Entries with chart source code:
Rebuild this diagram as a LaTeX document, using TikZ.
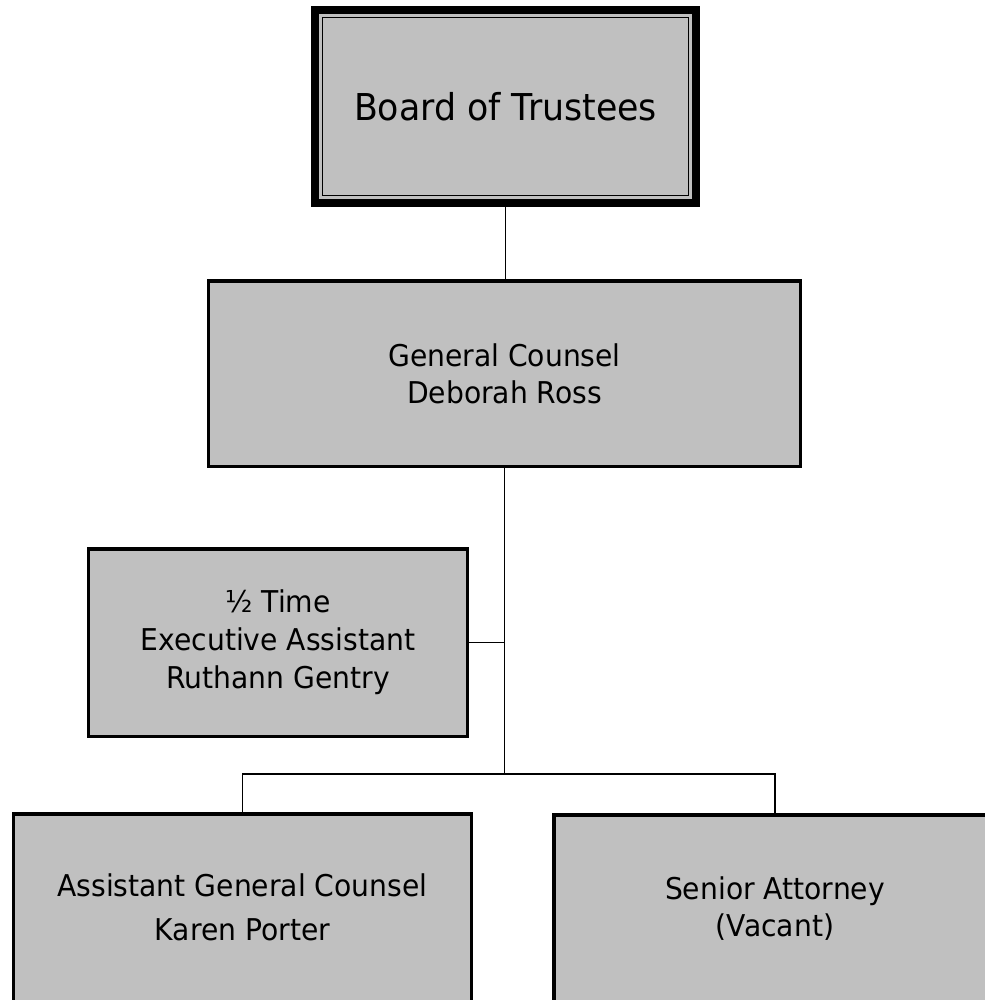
\documentclass[tikz,border=0pt]{standalone}
\usepackage{fontspec}
\setmainfont{DejaVu Sans}[FakeStretch=0.94]
\usetikzlibrary{calc}
\definecolor{boxgray}{RGB}{192,192,192}
\begin{document}
\begin{tikzpicture}[x=1bp,y=-1bp,
  box/.style={draw=black, fill=boxgray, line width=3.5bp, outer sep=0pt, inner sep=0pt, align=center, font=\fontsize{30bp}{37bp}\selectfont},
  link/.style={draw=black, line width=1.3bp}]
\useasboundingbox (0,0) rectangle (985,1000);
\clip (0,0) rectangle (985,1000);
% Board of Trustees
\node[box, line width=8bp, minimum width=381bp, minimum height=193bp, font=\fontsize{37bp}{44bp}\selectfont] (board) at (505.5,106.5) {Board of Trustees};
\draw[line width=1.3bp] ($(board.north west)+(7.5,7.5)$) rectangle ($(board.south east)+(-7.5,-7.5)$);
% General Counsel
\node[box, minimum width=591.5bp, minimum height=185.5bp] (gc) at (504.5,373.5) {General Counsel\\Deborah Ross};
% Executive Assistant
\node[box, minimum width=378.5bp, minimum height=187.5bp, font=\fontsize{30bp}{38bp}\selectfont] (ea) at (278,642.5) {½ Time\\Executive Assistant\\Ruthann Gentry};
% Bottom boxes
\node[box, minimum width=457.5bp, minimum height=187.5bp] (agc) at (242.5,907.5) {Assistant General Counsel\\[7bp]Karen Porter};
\node[box, minimum width=442.5bp, minimum height=187.5bp] (sa) at (775,908.5) {Senior Attorney\\(Vacant)};
% connectors
\coordinate (bus) at (504.5,774);
\draw[link] (board.south) -- (board.south |- gc.north);
\draw[link] (gc.south) -- (bus);
\draw[link] (ea.east) -- (ea.east -| gc.south);
\draw[link] (agc.north) |- (bus) -| (sa.north);
\end{tikzpicture}
\end{document}
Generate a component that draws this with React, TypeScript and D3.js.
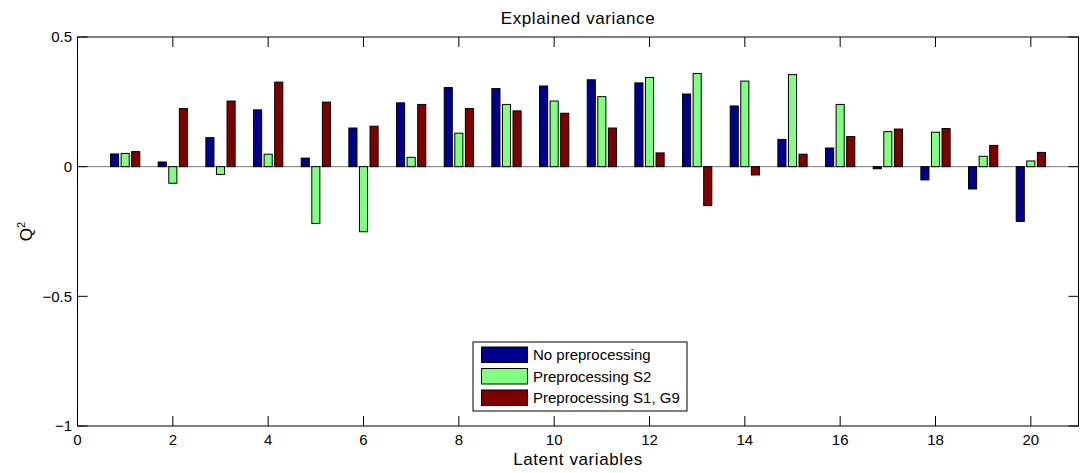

(TASK STATEMENT):
Search the records for the word "this" and copy every line where it occurs.

(THE RESPONSE):
Rebuild this diagram as a LaTeX document, using TikZ.
Generate a component that draws this with React, TypeScript and D3.js.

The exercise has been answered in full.